Geller’s challenge is direct. He saw recovered UFO metal. He saw preserved non-human bodies. Wernher von Braun personally showed them to him. Edgar Mitchell brought him into the circle. Photographs exist. And he is willing to testify under oath.
So the question becomes hard to ignore. Why has Congress not called him? If lawmakers are seeking firsthand witnesses, Geller meets that standard. His account includes specific names, a specific facility, a specific chain of events, and a clear willingness to speak publicly.
From the beginning, Geller was valued because of his sensitivity to unusual phenomena. He was not simply brought into these circles as a famous performer. He was studied because researchers believed the human mind might have abilities far beyond normal perception.
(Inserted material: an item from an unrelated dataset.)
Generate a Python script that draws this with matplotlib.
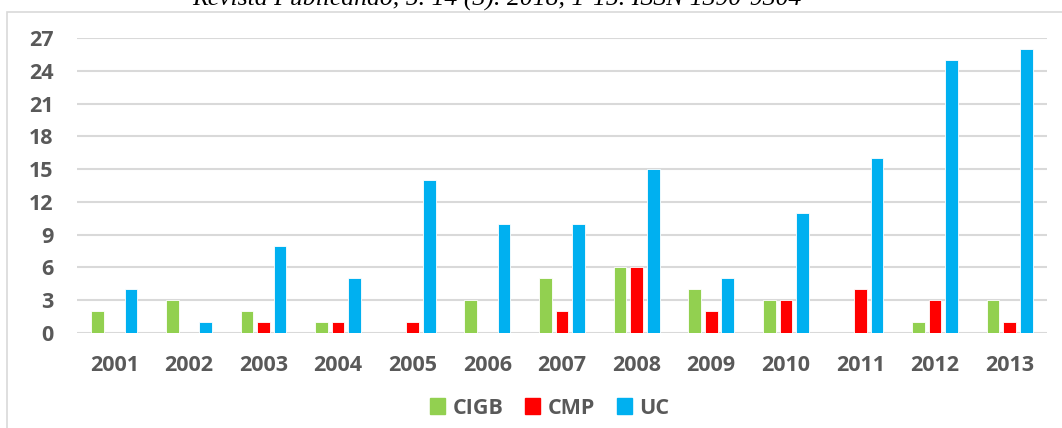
import matplotlib
matplotlib.use("Agg")
import matplotlib.pyplot as plt
import matplotlib.patches as mpatches
import numpy as np

years = ["2001", "2002", "2003", "2004", "2005", "2006", "2007",
         "2008", "2009", "2010", "2011", "2012", "2013"]
cigb = [2, 3, 2, 1, 0, 3, 5, 6, 4, 3, 0, 1, 3]
cmp_ = [0, 0, 1, 1, 1, 0, 2, 6, 2, 3, 4, 3, 1]
uc = [4, 1, 8, 5, 14, 10, 10, 15, 5, 11, 16, 25, 26]
yticks = [0, 3, 6, 9, 12, 15, 18, 21, 24, 27]

series = [("CIGB", cigb, "#92D050"), ("CMP", cmp_, "#FF0000"), ("UC", uc, "#00B0F0")]

W, H = 1062, 428
fig = plt.figure(figsize=(W / 100, H / 100), dpi=100)

# chart frame (cut off on the right and bottom)
fig.patches.append(mpatches.Rectangle((7 / W, -0.1), 1.2, (H - 12) / H + 0.1,
                                      transform=fig.transFigure, fill=False,
                                      edgecolor="#D9D9D9", linewidth=1.2))
fig.text(497 / W, (H - 6) / H, "Revista Publicando, 5. 14 (3). 2018, 1-15. ISSN 1390-9304",
         family="Liberation Serif", style="italic", fontsize=18.5, ha="center", va="baseline")

ax = fig.add_axes([77 / W, (H - 333) / H, 970 / W, 295 / H])
x = np.arange(len(years))
step = 0.222
width = 0.17
for i, (name, vals, col) in enumerate(series):
    ax.bar(x + (i - 1) * step, vals, width, color=col, edgecolor="white",
           linewidth=0.6, label=name, zorder=3)

ax.set_xlim(-0.5, len(years) - 0.5)
ax.set_ylim(0, 27)
ax.set_yticks(yticks)
ax.set_xticks(x)
ax.set_xticklabels(years)
ax.grid(axis="y", color="#D9D9D9", linewidth=1.5, zorder=0)
ax.set_axisbelow(True)
for s in ax.spines.values():
    s.set_visible(False)
ax.tick_params(length=0, colors="#595959")
font = {"family": "Open Sans", "weight": "bold", "size": 15.5}
for lab in ax.get_yticklabels() + ax.get_xticklabels():
    lab.set_fontproperties(font)
ax.tick_params(axis="y", pad=17)
ax.tick_params(axis="x", pad=16)

handles = [mpatches.Patch(color=c, label=n) for n, v, c in series]
leg = fig.legend(handles=handles, loc="center", bbox_to_anchor=(550 / W, 20 / H),
                 ncol=3, frameon=False, handlelength=0.7, handleheight=0.7,
                 handletextpad=0.35, columnspacing=1.0, prop=font)
for t in leg.get_texts():
    t.set_color("#595959")

fig.savefig("out.png", dpi=100)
When von Braun handed him the metallic fragment, Geller did not merely inspect it as an object. He sensed it. He felt intelligence within it.
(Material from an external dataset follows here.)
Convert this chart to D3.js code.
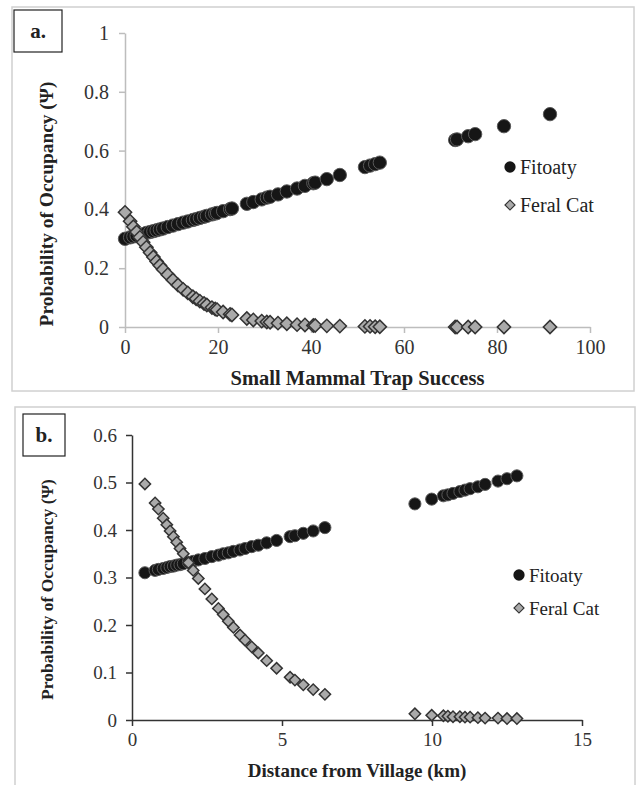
<!DOCTYPE html>
<html>
<head>
<meta charset="utf-8">
<script src="https://cdn.jsdelivr.net/npm/d3@7"></script>
<style>
  body { margin: 0; background: #fff; }
</style>
</head>
<body>
<div id="chart"></div>
<script>
// panel a: small mammal trap success vs occupancy
const trapSuccess = [0, 1.1, 1.8, 2.5, 3.2, 3.9, 4.6, 5.4, 6.1, 6.8, 7.5, 8.2, 9.2, 10.3, 11.4, 12.5,
  13.5, 14.6, 15.3, 16.1, 17.0, 17.6, 18.7, 19.4, 19.8, 21.1, 22.6, 23.0, 26.2, 27.6, 29.4, 30.5,
  31.2, 32.9, 34.8, 37.0, 38.7, 40.5, 40.9, 43.4, 46.2, 51.6, 52.7, 53.8, 54.8, 71.0, 71.4, 73.8,
  75.3, 81.5, 91.4];
const fitoatyByTrap = [0.300, 0.305, 0.308, 0.311, 0.313, 0.316, 0.320, 0.323, 0.326, 0.329, 0.332,
  0.335, 0.340, 0.345, 0.350, 0.355, 0.359, 0.364, 0.367, 0.371, 0.375, 0.378, 0.383, 0.386, 0.388,
  0.394, 0.401, 0.403, 0.419, 0.425, 0.434, 0.440, 0.443, 0.451, 0.461, 0.471, 0.480, 0.489, 0.491,
  0.503, 0.517, 0.544, 0.549, 0.554, 0.559, 0.636, 0.638, 0.649, 0.656, 0.683, 0.724];
const catByTrap = [0.390, 0.360, 0.341, 0.323, 0.305, 0.288, 0.271, 0.253, 0.238, 0.223, 0.209,
  0.196, 0.178, 0.160, 0.143, 0.128, 0.116, 0.103, 0.096, 0.088, 0.080, 0.075, 0.066, 0.061, 0.059,
  0.051, 0.043, 0.041, 0.029, 0.024, 0.020, 0.017, 0.016, 0.013, 0.011, 0.008, 0.007, 0.005, 0.005,
  0.004, 0.003, 0.002, 0.002, 0.001, 0.001, 0, 0, 0, 0, 0, 0];
const trapTicks = [0, 20, 40, 60, 80, 100];
const occTicksA = [0, 0.2, 0.4, 0.6, 0.8, 1];

// panel b: distance from village vs occupancy
const distanceKm = [0.43, 0.77, 0.88, 1.04, 1.16, 1.27, 1.38, 1.49, 1.6, 1.71, 1.88, 2.04, 2.21,
  2.43, 2.66, 2.88, 3.04, 3.21, 3.38, 3.6, 3.77, 3.99, 4.21, 4.49, 4.82, 5.27, 5.43, 5.71, 6.04,
  6.43, 9.43, 9.99, 10.38, 10.53, 10.7, 10.93, 11.1, 11.27, 11.53, 11.77, 12.2, 12.5, 12.83];
const fitoatyByDist = [0.310, 0.315, 0.317, 0.319, 0.321, 0.323, 0.324, 0.326, 0.327, 0.329, 0.332,
  0.334, 0.337, 0.340, 0.344, 0.347, 0.350, 0.352, 0.355, 0.358, 0.361, 0.365, 0.368, 0.373, 0.378,
  0.386, 0.388, 0.393, 0.398, 0.405, 0.455, 0.465, 0.472, 0.474, 0.477, 0.481, 0.484, 0.487, 0.491,
  0.496, 0.503, 0.508, 0.514];
const catByDist = [0.497, 0.457, 0.444, 0.425, 0.411, 0.398, 0.386, 0.374, 0.361, 0.350, 0.331,
  0.315, 0.298, 0.276, 0.255, 0.235, 0.222, 0.208, 0.195, 0.179, 0.168, 0.154, 0.141, 0.125, 0.109,
  0.090, 0.084, 0.074, 0.064, 0.054, 0.013, 0.010, 0.009, 0.008, 0.007, 0.007, 0.006, 0.006, 0.005,
  0.004, 0.004, 0.003, 0.003];
const distTicks = [0, 5, 10, 15];
const occTicksB = [0, 0.1, 0.2, 0.3, 0.4, 0.5, 0.6];

const seriesNames = ["Fitoaty", "Feral Cat"];

const serif = "'Liberation Serif', 'Times New Roman', Times, 'DejaVu Serif', serif";
const width = 639, height = 785;
const svg = d3.select("#chart").append("svg")
  .attr("width", width)
  .attr("height", height)
  .style("font-family", serif);

function drawPanel(p) {
  const g = svg.append("g");

  // frame + letter box
  g.append("rect")
    .attr("x", p.frame[0]).attr("y", p.frame[1])
    .attr("width", p.frame[2]).attr("height", p.frame[3])
    .attr("fill", "none").attr("stroke", "#d0d0d0").attr("stroke-width", 1.5);
  g.append("rect")
    .attr("x", p.labelBox[0]).attr("y", p.labelBox[1])
    .attr("width", p.labelBox[2]).attr("height", p.labelBox[3])
    .attr("fill", "#fff").attr("stroke", "#222").attr("stroke-width", 1.2);
  g.append("text")
    .attr("x", p.labelBox[0] + p.labelBox[2] / 2)
    .attr("y", p.labelBox[1] + p.labelBox[3] / 2 + 7)
    .attr("text-anchor", "middle")
    .style("font-family", serif)
    .attr("font-weight", "bold")
    .attr("font-size", 21)
    .attr("fill", "#222")
    .text(p.letter);

  const x = d3.scaleLinear().domain(p.xDomain).range([p.left, p.right]);
  const y = d3.scaleLinear().domain(p.yDomain).range([p.bottom, p.top]);

  const xAxis = g.append("g")
    .attr("transform", `translate(0,${p.bottom})`)
    .call(d3.axisBottom(x).tickValues(p.xTicks).tickSize(6).tickSizeOuter(0)
      .tickPadding(p.xPad).tickFormat((d) => String(d)));
  const yAxis = g.append("g")
    .attr("transform", `translate(${p.left},0)`)
    .call(d3.axisLeft(y).tickValues(p.yTicks).tickSize(6).tickSizeOuter(0)
      .tickPadding(p.yPad).tickFormat((d) => String(d)));

  [xAxis, yAxis].forEach((a) => {
    a.attr("font-family", null);
    a.select(".domain").attr("stroke", p.axisColor).attr("stroke-width", 1.5);
    a.selectAll(".tick line").attr("stroke", p.axisColor).attr("stroke-width", 1.5);
    a.selectAll(".tick text")
      .style("font-family", serif)
      .attr("font-size", p.tickFont)
      .attr("fill", "#333");
  });

  g.append("text")
    .attr("x", (p.left + p.right) / 2)
    .attr("y", p.xTitleY)
    .attr("text-anchor", "middle")
    .style("font-family", serif)
    .attr("font-weight", "bold")
    .attr("font-size", p.xTitleFont)
    .attr("fill", "#222")
    .text(p.xTitle);
  g.append("text")
    .attr("transform", `translate(${p.yTitleX},${(p.top + p.bottom) / 2 + p.yTitleShift}) rotate(-90)`)
    .attr("text-anchor", "middle")
    .style("font-family", serif)
    .attr("font-weight", "bold")
    .attr("font-size", p.yTitleFont)
    .attr("fill", "#222")
    .text("Probability of Occupancy (\u03A8)");

  const circle = d3.symbol(d3.symbolCircle, p.circleArea);
  const diamond = d3.symbol(d3.symbolSquare, p.diamondArea);

  g.append("g")
    .selectAll("path")
    .data(p.xs.map((v, i) => [v, p.fit[i]]))
    .join("path")
    .attr("d", circle)
    .attr("transform", (d) => `translate(${x(d[0])},${y(d[1])})`)
    .attr("fill", "#161616")
    .attr("stroke", "#5a5a5a")
    .attr("stroke-width", 1);

  g.append("g")
    .selectAll("path")
    .data(p.xs.map((v, i) => [v, p.cat[i]]))
    .join("path")
    .attr("d", diamond)
    .attr("transform", (d) => `translate(${x(d[0])},${y(d[1])}) rotate(45)`)
    .attr("fill", "#aaaaaa")
    .attr("stroke", "#333")
    .attr("stroke-width", 1.5);

  // legend
  const lg = g.append("g").attr("transform", `translate(${p.legend[0]},${p.legend[1]})`);
  lg.append("path")
    .attr("d", d3.symbol(d3.symbolCircle, 100)())
    .attr("fill", "#161616");
  lg.append("path")
    .attr("d", d3.symbol(d3.symbolSquare, 50)())
    .attr("transform", `translate(0,${p.legendGap}) rotate(45)`)
    .attr("fill", "#aaaaaa").attr("stroke", "#333").attr("stroke-width", 1.2);
  lg.selectAll("text.leg")
    .data(seriesNames)
    .join("text")
    .attr("class", "leg")
    .attr("x", 10)
    .attr("y", (d, i) => i * p.legendGap + 7)
    .style("font-family", serif)
    .attr("font-size", p.legendFont)
    .attr("fill", "#222")
    .text((d) => d);
}

drawPanel({
  letter: "a.", frame: [12, 7, 622, 384], labelBox: [14, 10, 48, 42],
  left: 125, right: 590, top: 33, bottom: 327,
  xDomain: [0, 100], yDomain: [0, 1], xTicks: trapTicks, yTicks: occTicksA,
  xs: trapSuccess, fit: fitoatyByTrap, cat: catByTrap,
  axisColor: "#bdbdbd", tickFont: 20, xTitleFont: 20.5, yTitleFont: 19.4, legendFont: 20,
  xPad: 7, yPad: 10, xTitle: "Small Mammal Trap Success", xTitleY: 385,
  yTitleX: 53, yTitleShift: 24,
  circleArea: 140, diamondArea: 88, legend: [510, 167], legendGap: 38
});

drawPanel({
  letter: "b.", frame: [15, 407, 620, 390], labelBox: [23, 414, 42, 42],
  left: 132, right: 582, top: 435, bottom: 720,
  xDomain: [0, 15], yDomain: [0, 0.6], xTicks: distTicks, yTicks: occTicksB,
  xs: distanceKm, fit: fitoatyByDist, cat: catByDist,
  axisColor: "#333", tickFont: 19, xTitleFont: 19, yTitleFont: 17.5, legendFont: 19,
  xPad: 7, yPad: 9, xTitle: "Distance from Village (km)", xTitleY: 777,
  yTitleX: 53, yTitleShift: 12,
  circleArea: 115, diamondArea: 64, legend: [519, 575], legendGap: 33
});
</script>
</body>
</html>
That detail points toward a recurring theme in UFO and contact accounts: the phenomenon may not be purely mechanical. It may interact with thought, perception, awareness, and intention. This is where Geller, Mitchell, SRI, remote viewing, and UAP disclosure all meet. The hidden history may not only be about recovered craft. It may be about the relationship between mind and matter.
The film concludes with Geller reflecting on what he saw in the freezing room. He looks directly at the camera and asks viewers to look carefully. Then he says the words that define the entire account: “I’ve seen them with my own eyes.” And finally: “They exist.” More than fifty years after the visit to Goddard, Uri Geller continues to stand by every word. As governments release files and lawmakers pursue answers, his challenge remains unanswered. If disclosure is truly about truth, then Congress should hear from everyone with firsthand knowledge. Including Uri Geller.
The question is why one of the most important witnesses in the entire UFO story has still not been asked to testify and why the current NASA leadership has not yet examined the physical sites where these bodies are kept.